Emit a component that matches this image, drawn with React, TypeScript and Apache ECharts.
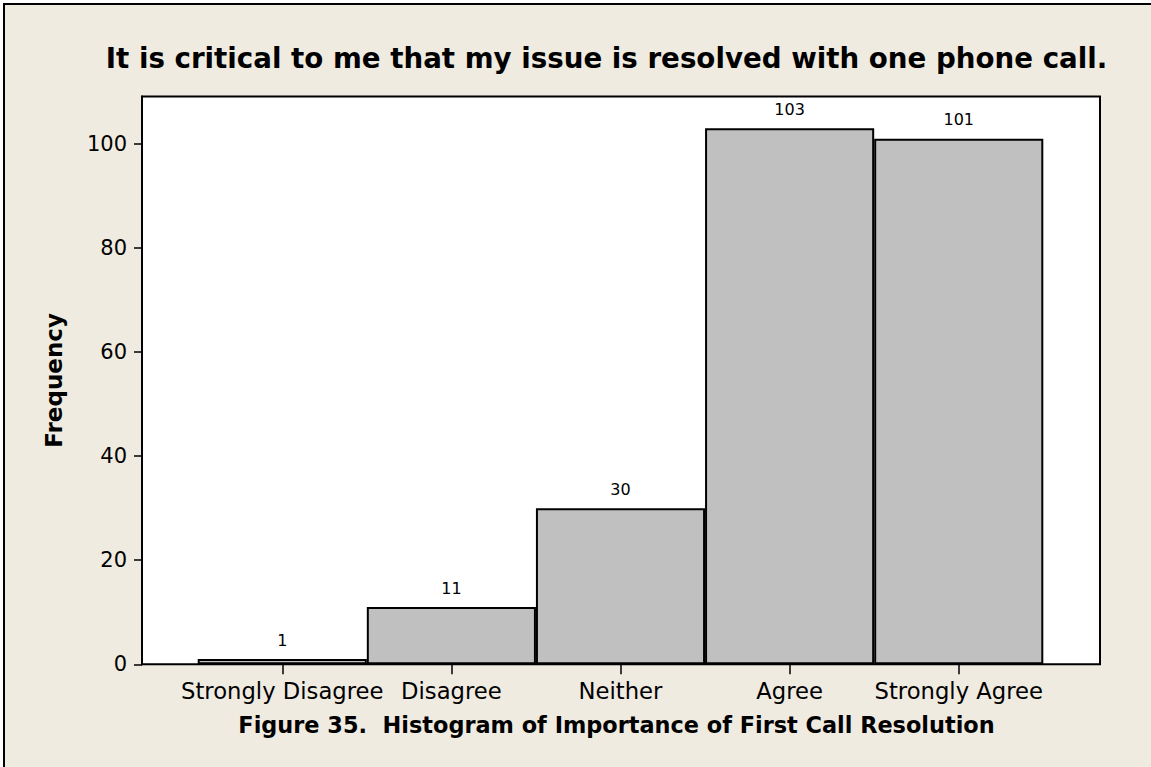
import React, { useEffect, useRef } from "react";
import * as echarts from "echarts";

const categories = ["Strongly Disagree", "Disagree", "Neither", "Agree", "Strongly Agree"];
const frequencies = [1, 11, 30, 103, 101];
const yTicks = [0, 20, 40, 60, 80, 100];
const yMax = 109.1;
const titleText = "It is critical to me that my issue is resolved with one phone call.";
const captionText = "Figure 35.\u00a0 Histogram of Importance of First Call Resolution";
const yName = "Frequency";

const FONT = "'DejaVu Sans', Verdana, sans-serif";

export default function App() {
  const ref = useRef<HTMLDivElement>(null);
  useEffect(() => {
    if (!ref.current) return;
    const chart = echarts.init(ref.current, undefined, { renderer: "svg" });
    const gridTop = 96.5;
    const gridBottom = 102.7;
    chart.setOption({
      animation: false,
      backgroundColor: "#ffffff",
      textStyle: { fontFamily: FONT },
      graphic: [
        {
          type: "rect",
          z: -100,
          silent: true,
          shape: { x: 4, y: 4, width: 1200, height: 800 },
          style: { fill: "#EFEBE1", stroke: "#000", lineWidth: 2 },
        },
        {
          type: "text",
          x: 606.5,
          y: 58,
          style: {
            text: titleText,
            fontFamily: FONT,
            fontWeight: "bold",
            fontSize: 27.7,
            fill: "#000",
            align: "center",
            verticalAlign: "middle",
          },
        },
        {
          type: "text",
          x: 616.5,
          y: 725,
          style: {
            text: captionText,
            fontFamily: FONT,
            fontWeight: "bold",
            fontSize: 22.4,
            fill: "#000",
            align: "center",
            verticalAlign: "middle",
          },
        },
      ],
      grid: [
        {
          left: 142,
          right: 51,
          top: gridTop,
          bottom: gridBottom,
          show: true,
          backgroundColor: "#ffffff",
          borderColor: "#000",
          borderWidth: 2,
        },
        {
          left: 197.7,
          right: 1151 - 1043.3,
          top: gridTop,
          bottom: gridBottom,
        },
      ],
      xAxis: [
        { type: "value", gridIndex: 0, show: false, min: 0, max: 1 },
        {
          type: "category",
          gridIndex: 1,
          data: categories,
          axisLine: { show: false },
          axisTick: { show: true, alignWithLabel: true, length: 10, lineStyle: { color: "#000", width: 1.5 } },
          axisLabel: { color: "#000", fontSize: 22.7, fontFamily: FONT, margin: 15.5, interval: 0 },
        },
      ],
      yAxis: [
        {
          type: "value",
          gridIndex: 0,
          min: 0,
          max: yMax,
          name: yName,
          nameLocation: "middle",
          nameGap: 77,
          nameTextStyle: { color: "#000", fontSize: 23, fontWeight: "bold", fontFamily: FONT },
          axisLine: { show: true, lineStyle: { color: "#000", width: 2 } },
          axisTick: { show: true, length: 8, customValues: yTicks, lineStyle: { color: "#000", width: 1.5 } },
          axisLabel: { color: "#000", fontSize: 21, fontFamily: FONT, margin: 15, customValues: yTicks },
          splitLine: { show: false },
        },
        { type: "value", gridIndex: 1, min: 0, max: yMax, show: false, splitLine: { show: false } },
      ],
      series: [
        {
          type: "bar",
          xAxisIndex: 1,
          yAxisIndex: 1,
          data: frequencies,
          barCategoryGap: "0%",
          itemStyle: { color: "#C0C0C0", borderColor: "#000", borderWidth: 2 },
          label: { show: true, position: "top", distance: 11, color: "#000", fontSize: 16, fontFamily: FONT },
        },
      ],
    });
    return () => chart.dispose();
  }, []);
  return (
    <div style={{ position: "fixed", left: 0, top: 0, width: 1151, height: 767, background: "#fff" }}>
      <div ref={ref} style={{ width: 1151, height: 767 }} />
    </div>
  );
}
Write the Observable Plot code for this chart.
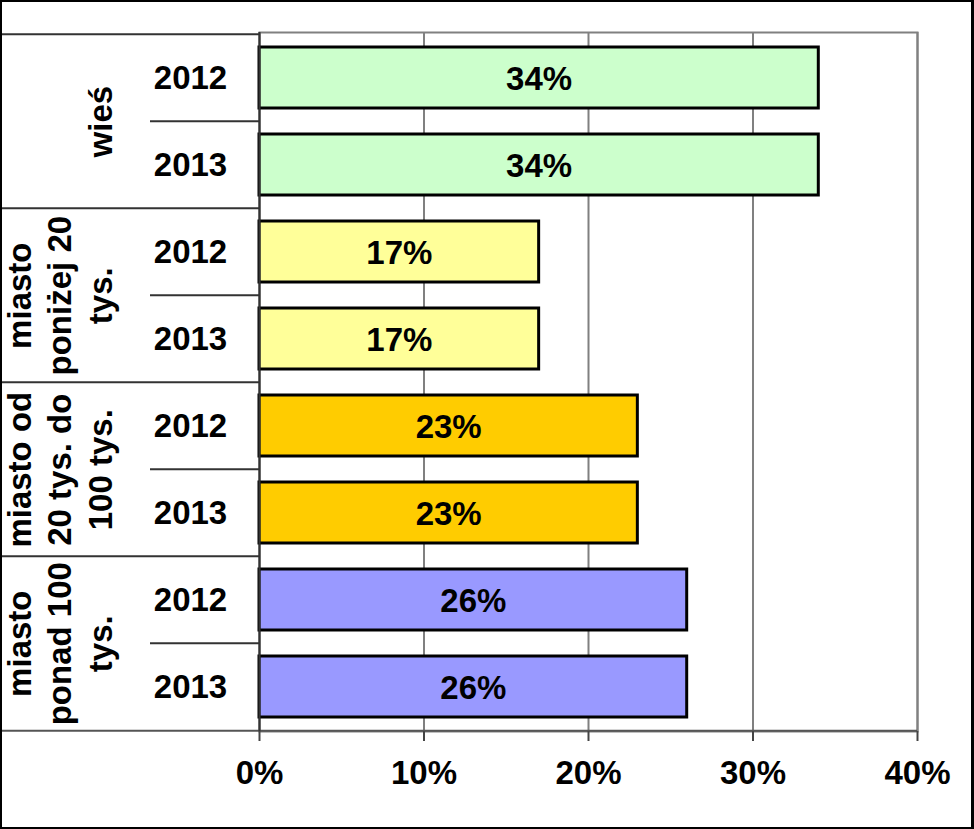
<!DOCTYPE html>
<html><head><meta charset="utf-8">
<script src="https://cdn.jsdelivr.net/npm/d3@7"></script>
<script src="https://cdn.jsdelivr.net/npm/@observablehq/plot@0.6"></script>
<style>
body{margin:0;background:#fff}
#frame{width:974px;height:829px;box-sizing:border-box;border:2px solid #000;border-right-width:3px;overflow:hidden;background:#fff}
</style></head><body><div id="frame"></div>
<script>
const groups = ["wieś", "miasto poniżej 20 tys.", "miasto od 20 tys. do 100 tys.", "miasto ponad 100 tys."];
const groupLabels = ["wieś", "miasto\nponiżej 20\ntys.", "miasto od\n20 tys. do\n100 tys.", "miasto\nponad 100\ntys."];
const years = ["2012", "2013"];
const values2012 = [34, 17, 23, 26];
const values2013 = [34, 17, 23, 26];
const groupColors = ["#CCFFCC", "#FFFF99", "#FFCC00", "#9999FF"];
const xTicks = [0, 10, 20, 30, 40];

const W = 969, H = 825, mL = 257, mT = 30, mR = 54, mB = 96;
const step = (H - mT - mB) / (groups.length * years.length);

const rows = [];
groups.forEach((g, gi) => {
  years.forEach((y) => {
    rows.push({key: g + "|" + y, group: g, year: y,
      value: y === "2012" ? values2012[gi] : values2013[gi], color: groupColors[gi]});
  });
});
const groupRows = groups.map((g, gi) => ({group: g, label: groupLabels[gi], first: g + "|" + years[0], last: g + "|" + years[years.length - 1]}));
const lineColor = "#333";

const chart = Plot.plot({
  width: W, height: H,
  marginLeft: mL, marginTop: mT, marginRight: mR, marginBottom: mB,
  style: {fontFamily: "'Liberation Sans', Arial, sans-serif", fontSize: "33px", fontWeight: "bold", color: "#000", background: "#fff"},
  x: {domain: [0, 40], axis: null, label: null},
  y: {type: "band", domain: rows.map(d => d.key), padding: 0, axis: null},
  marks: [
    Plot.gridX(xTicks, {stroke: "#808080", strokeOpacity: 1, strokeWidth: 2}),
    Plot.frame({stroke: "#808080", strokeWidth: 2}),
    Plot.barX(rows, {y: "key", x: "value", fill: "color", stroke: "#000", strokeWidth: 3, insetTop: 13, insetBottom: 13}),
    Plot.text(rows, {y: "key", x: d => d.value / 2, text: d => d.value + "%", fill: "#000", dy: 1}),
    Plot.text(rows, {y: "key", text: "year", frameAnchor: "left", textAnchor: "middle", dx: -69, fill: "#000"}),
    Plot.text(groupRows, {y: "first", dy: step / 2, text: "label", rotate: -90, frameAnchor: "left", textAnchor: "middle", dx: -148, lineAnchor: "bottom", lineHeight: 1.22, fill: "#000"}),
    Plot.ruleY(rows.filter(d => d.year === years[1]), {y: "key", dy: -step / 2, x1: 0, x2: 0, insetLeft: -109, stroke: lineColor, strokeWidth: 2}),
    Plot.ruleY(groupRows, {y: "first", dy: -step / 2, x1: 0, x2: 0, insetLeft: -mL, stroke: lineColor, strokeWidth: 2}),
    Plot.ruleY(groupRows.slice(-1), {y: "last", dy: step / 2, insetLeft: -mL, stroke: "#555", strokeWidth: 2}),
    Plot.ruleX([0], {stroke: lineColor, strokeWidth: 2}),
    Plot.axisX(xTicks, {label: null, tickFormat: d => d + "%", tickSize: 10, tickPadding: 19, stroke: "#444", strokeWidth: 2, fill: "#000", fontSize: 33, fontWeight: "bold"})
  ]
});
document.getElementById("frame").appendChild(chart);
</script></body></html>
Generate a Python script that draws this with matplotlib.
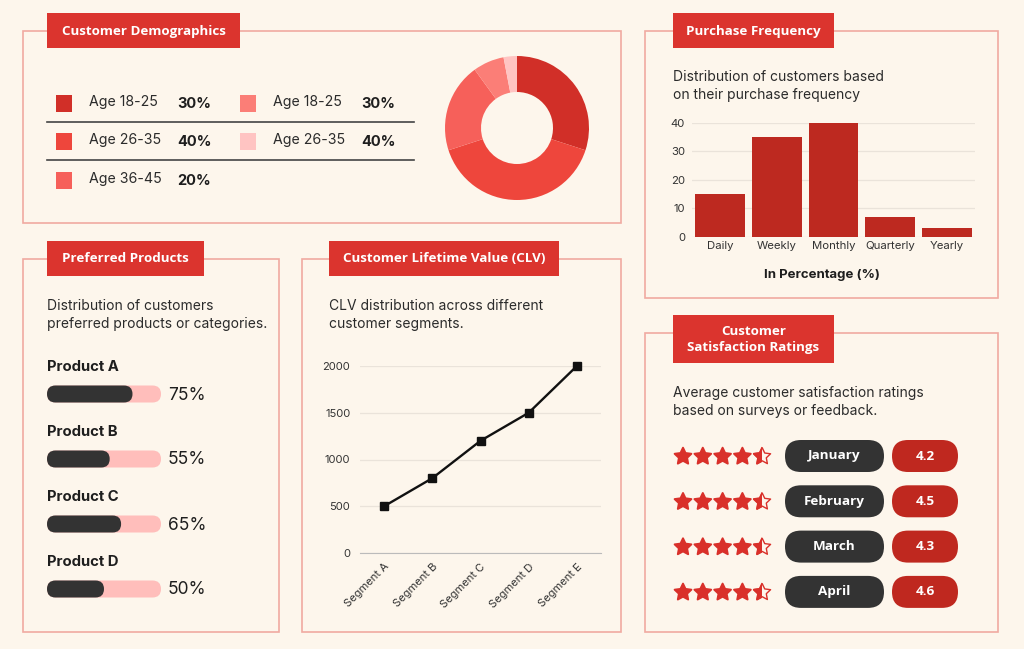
----------
=== PROBLEM REQUIREMENTS ===
Each line with the string "React" in it needs to be found and copied.

=== SOLUTION FOR THIS TASK ===
Emit a component that matches this image, drawn with React, TypeScript and Apache ECharts.
import React, { useEffect, useRef } from "react";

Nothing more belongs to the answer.